» **Data**:

════════════════════

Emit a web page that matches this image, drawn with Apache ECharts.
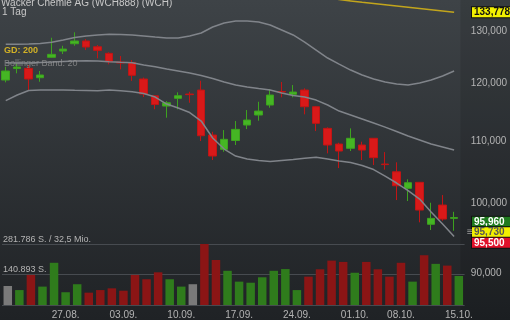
<!DOCTYPE html>
<html><head><meta charset="utf-8">
<script src="https://cdn.jsdelivr.net/npm/echarts@6/dist/echarts.min.js"></script>
<style>html,body{margin:0;padding:0;background:#2b2f33}#c{width:510px;height:320px}</style>
</head><body><div id="c"></div>
<script>
const dates = ['20.08.','21.08.','22.08.','23.08.','24.08.','27.08.','28.08.','29.08.','30.08.','31.08.',
 '03.09.','04.09.','05.09.','06.09.','07.09.','10.09.','11.09.','12.09.','13.09.','14.09.',
 '17.09.','18.09.','19.09.','20.09.','21.09.','24.09.','25.09.','26.09.','27.09.','28.09.',
 '01.10.','02.10.','04.10.','05.10.','08.10.','09.10.','10.10.','11.10.','12.10.','15.10.'];
const tickLabels = ['27.08.','03.09.','10.09.','17.09.','24.09.','01.10.','08.10.','15.10.'];
const priceTicks = [90, 100, 110, 120, 130];

const opens  = [120.67,122.80,122.84,121.10,124.91,126.11,127.52,128.05,126.94,125.67,
 124.02,123.93,120.86,117.81,115.99,117.36,118.13,118.85,110.99,108.60,
 110.07,112.69,114.42,116.17,118.58,118.08,118.85,115.87,112.12,109.48,
 108.77,109.32,110.44,106.20,104.96,102.35,103.29,96.90,99.78,97.78];
const closes = [122.34,123.08,120.86,121.60,125.48,126.49,128.05,126.88,126.24,124.08,
 123.84,121.54,118.13,116.26,116.57,117.83,118.02,110.87,107.50,110.27,
 111.95,113.55,115.11,117.95,118.49,118.49,115.87,112.98,109.32,108.32,
 110.44,108.48,107.23,106.11,102.75,103.23,99.02,97.78,97.68,97.90];
const lows   = [120.25,121.91,118.67,120.36,124.85,125.54,127.13,126.30,124.72,123.59,
 122.65,120.52,117.59,115.43,113.95,115.41,116.57,109.98,106.85,108.20,
 109.32,112.00,113.43,115.70,117.54,117.54,114.54,111.66,107.94,105.55,
 108.32,106.85,106.04,105.30,100.54,100.39,97.19,96.06,97.43,95.96];
const highs  = [123.14,123.78,123.46,122.34,128.69,127.13,129.76,128.44,127.27,125.86,
 125.16,124.40,121.13,117.85,116.87,118.44,118.54,120.54,111.54,111.83,
 113.38,115.29,116.75,119.03,120.31,119.76,119.16,115.99,112.29,109.70,
 112.12,109.87,110.49,108.15,106.48,103.76,103.34,100.13,101.31,98.76];

const volumes = [87800,69000,139000,85000,195000,59000,96000,57000,69000,77000,
 66000,139000,119000,151000,119000,85000,96000,281786,208000,158000,
 108000,103000,128000,158000,166000,69000,131000,165000,205000,199000,
 149000,199000,165000,131000,195000,108000,230000,190000,182000,134000];
const volDir = [0,1,-1,1,1,1,1,-1,-1,-1, -1,-1,-1,-1,1,1,0,-1,-1,1,
 1,1,1,1,1,1,-1,-1,-1,-1, 1,-1,-1,-1,-1,1,-1,1,-1,1];
const volMax = 281786;
const turnover = '32,5 Mio.';

const bbUpper = [127.41,127.43,127.46,127.56,127.79,128.24,128.73,129.03,129.23,129.36,
 129.32,129.23,129.03,128.83,128.64,128.64,129.03,129.62,130.8,131.6,
 132.0,132.0,131.8,131.2,130.21,129.23,127.85,126.30,124.78,123.64,
 122.52,121.60,120.86,120.31,119.94,119.76,120.12,120.67,121.41,122.34];
const bbMiddle = [123.89,123.84,123.84,123.93,124.02,124.12,124.21,124.27,124.21,124.08,
 123.97,123.89,123.46,123.14,122.71,122.34,121.97,121.50,120.95,120.31,
 119.76,119.40,119.12,118.85,118.31,117.86,117.59,117.05,116.17,115.11,
 114.42,113.72,113.03,112.34,111.58,110.82,110.15,109.48,108.98,108.48];
const bbLower = [116.96,117.95,118.76,118.85,118.85,118.85,118.80,118.76,118.72,118.85,
 118.71,118.54,118.22,117.59,116.35,115.64,114.85,113.38,110.49,108.65,
 107.50,107.01,106.77,106.61,106.77,106.93,107.13,107.29,107.01,106.69,
 106.44,105.96,105.31,104.28,103.18,102.00,100.69,98.72,96.94,95.13];
const gd200 = [null,null,null,null,null,null,null,null,null,null,
 null,null,null,null,null,null,null,null,null,null,
 null,null,null,null,null,null,null,137.0,136.7,136.4,
 136.1,135.8,135.55,135.3,135.05,134.8,134.55,134.3,134.05,133.778];
const quotes = [95.960, 95.730, 95.500];

function fmtPrice(v){ return v.toFixed(3).replace('.', ','); }
function fmtVol(v){ return String(Math.round(v)).replace(/\B(?=(\d{3})+(?!\d))/g, '.'); }

const chart = echarts.init(document.getElementById('c'));
const FONT = 'Arial, "Liberation Sans", sans-serif';
const candleData = dates.map((d, i) => [opens[i], closes[i], lows[i], highs[i]]);
const volColors = {'1': '#2f7c1c', '-1': '#8b1515', '0': '#7a7a7a'};
const volData = volumes.map((v, i) => ({value: v, itemStyle: {color: volColors[String(volDir[i])]}}));
const bandLine = {color: '#80848a', width: 1.5};

chart.setOption({
  animation: false,
  backgroundColor: {type: 'linear', x: 0, y: 0, x2: 0, y2: 1,
    colorStops: [{offset: 0, color: '#3e4347'}, {offset: 1, color: '#1f2225'}]},
  grid: [
    {left: 0, top: 0, width: 464.6, height: 306},
    {left: 0, top: 244, width: 464.6, height: 61}
  ],
  xAxis: [
    {type: 'category', data: dates, gridIndex: 0, boundaryGap: true, show: false},
    {type: 'category', data: dates, gridIndex: 1, boundaryGap: true,
      axisLine: {show: false}, axisTick: {show: false},
      axisLabel: {interval: (i, v) => tickLabels.includes(v), color: '#b4b4b4',
        fontSize: 10, fontFamily: FONT, margin: 5}}
  ],
  yAxis: [
    {type: 'log', logBase: 10, gridIndex: 0, position: 'right', min: 85.58, max: 136.29,
      axisLine: {show: false}, axisTick: {show: false}, splitLine: {show: false},
      axisLabel: {customValues: priceTicks, formatter: fmtPrice, color: '#b4b4b4',
        fontSize: 10, fontFamily: FONT, margin: 11, align: 'left'}},
    {type: 'value', gridIndex: 1, position: 'left', min: 0, max: volMax, interval: volMax / 2,
      axisLine: {show: false}, axisTick: {show: false},
      splitLine: {show: true, lineStyle: {color: '#474b50', width: 1}},
      axisLabel: {inside: true, margin: 1, verticalAlign: 'bottom', color: '#b4b4b4',
        fontSize: 9, fontFamily: FONT,
        formatter: v => v === 0 ? '' : (v >= volMax ? fmtVol(v) + ' S. / ' + turnover : fmtVol(v) + ' S.')}}
  ],
  series: [
    {type: 'bar', xAxisIndex: 1, yAxisIndex: 1, data: volData, barWidth: 8.5, z: 1},
    {type: 'candlestick', xAxisIndex: 0, yAxisIndex: 0, data: candleData, barWidth: 8, z: 3,
      itemStyle: {color: '#45b624', color0: '#d91919', borderColor: '#3da21f', borderColor0: '#c01515', borderWidth: 1}},
    {type: 'line', xAxisIndex: 0, yAxisIndex: 0, data: bbUpper, showSymbol: false, lineStyle: bandLine, z: 4},
    {type: 'line', xAxisIndex: 0, yAxisIndex: 0, data: bbMiddle, showSymbol: false, lineStyle: bandLine, z: 4},
    {type: 'line', xAxisIndex: 0, yAxisIndex: 0, data: bbLower, showSymbol: false, lineStyle: bandLine, z: 4},
    {type: 'line', xAxisIndex: 0, yAxisIndex: 0, data: gd200, showSymbol: false,
      lineStyle: {color: '#c2a51c', width: 1.5}, z: 4}
  ]
});

const yGd = chart.convertToPixel({yAxisIndex: 0}, gd200[gd200.length - 1]);
const yLast = chart.convertToPixel({yAxisIndex: 0}, quotes[1]);
const boxStyle = (text, y, bg, fg) => ({type: 'text', x: 472, y: y, z: 20,
  style: {text: text, fill: fg, backgroundColor: bg, font: 'bold 10px ' + FONT,
    verticalAlign: 'middle', align: 'left', padding: [1, 6, 0, 2], lineHeight: 9,
    borderColor: '#111', borderWidth: 1}});

chart.setOption({graphic: [
  {type: 'rect', x: 460.5, y: 0, z: -1, silent: true, shape: {width: 50, height: 320},
    style: {fill: 'rgba(0,0,0,0.10)'}},
  {type: 'text', x: 1, y: 3, z: 20, style: {text: 'Wacker Chemie AG (WCH888) (WCH)', fill: '#c8c8c8', font: '10px ' + FONT, verticalAlign: 'middle'}},
  {type: 'text', x: 2, y: 12, z: 20, style: {text: '1 Tag', fill: '#c8c8c8', font: '10px ' + FONT, verticalAlign: 'middle'}},
  {type: 'text', x: 4, y: 51, z: 20, style: {text: 'GD: 200', fill: '#d2b126', font: 'bold 9px ' + FONT, verticalAlign: 'middle'}},
  {type: 'text', x: 4, y: 64, z: 20, style: {text: 'Bollinger Band: 20', fill: 'rgba(150,150,150,0.75)', font: '9px ' + FONT, verticalAlign: 'middle'}},
  boxStyle(fmtPrice(gd200[gd200.length - 1]), yGd, '#f2f000', '#111'),
  boxStyle(fmtPrice(quotes[0]), yLast - 10.5, '#1f7a1f', '#ffffff'),
  boxStyle(fmtPrice(quotes[1]), yLast, '#f2f000', '#555'),
  boxStyle(fmtPrice(quotes[2]), yLast + 10.5, '#e0102a', '#ffffff'),
  {type: 'text', x: 467, y: yLast, z: 20, style: {text: '\u2261', fill: '#9a9a9a', font: '10px ' + FONT, verticalAlign: 'middle'}}
]});
</script>
</body></html>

════════════════════

» **What is required**: Take the lines from the start of the material to the line with "const priceTicks = [90, 100, 110, 120, 130];", both included, and transcribe them exactly without the pictures.

» **Reply to the task**:
Emit a web page that matches this image, drawn with Apache ECharts.
<!DOCTYPE html>
<html><head><meta charset="utf-8">
<script src="https://cdn.jsdelivr.net/npm/echarts@6/dist/echarts.min.js"></script>
<style>html,body{margin:0;padding:0;background:#2b2f33}#c{width:510px;height:320px}</style>
</head><body><div id="c"></div>
<script>
const dates = ['20.08.','21.08.','22.08.','23.08.','24.08.','27.08.','28.08.','29.08.','30.08.','31.08.',
 '03.09.','04.09.','05.09.','06.09.','07.09.','10.09.','11.09.','12.09.','13.09.','14.09.',
 '17.09.','18.09.','19.09.','20.09.','21.09.','24.09.','25.09.','26.09.','27.09.','28.09.',
 '01.10.','02.10.','04.10.','05.10.','08.10.','09.10.','10.10.','11.10.','12.10.','15.10.'];
const tickLabels = ['27.08.','03.09.','10.09.','17.09.','24.09.','01.10.','08.10.','15.10.'];
const priceTicks = [90, 100, 110, 120, 130];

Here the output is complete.